The Platteville Common Council spent an extended portion of its May 26 meeting reviewing a draft strategic plan and talking through how department champions, a 10-year Capital Improvement Plan (CIP), PASER ratings and a student-built maintenance-management system will work together to identify and prioritize infrastructure needs.
Mark Roloff and department staff told council the draft (dated May 26 in the packet) links strategy to objectives and assigns departmental champions to lead each strategy. Staff emphasized a first-step 10-year CIP to identify long-term street reconstructions, building maintenance and grant-funded projects; councilors debated whether a 10-year horizon is adequate or whether a 15-year window would be preferable for some assets. Staff said tools exist to coalesce CIP, PASER and maintenance data and that annual updates to a rolling 10-year CIP are intended to keep planning current.

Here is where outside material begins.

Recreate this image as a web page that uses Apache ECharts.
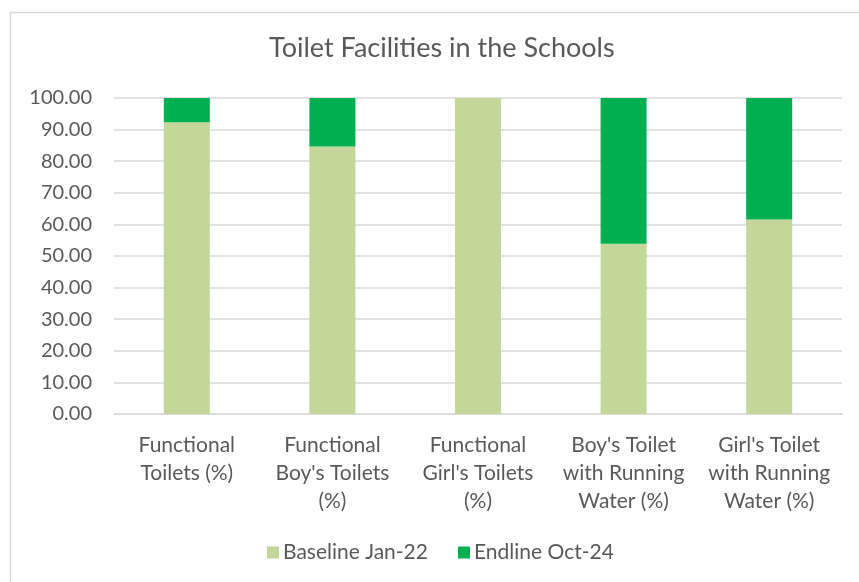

Councilors raised fiscal-management concerns, including how CIP priorities will align with debt-policy and fund-balance targets. Staff noted the plan calls for annual evaluation of debt management and fund balance when developing the CIP. Council asked staff to review grant management requirements and the additional administrative costs of pass-through grants.
After the strategic-plan discussion, the council voted 7-0 to go into closed session under Wisconsin Statute s. 19.85(1)(g) to discuss litigation strategy related to a Walmart assessment.
What happens next: Staff will incorporate council feedback into the strategic plan and bring the document back for action. The council entered closed session to discuss the Walmart assessment as authorized by state statute; no further public action was taken at that time.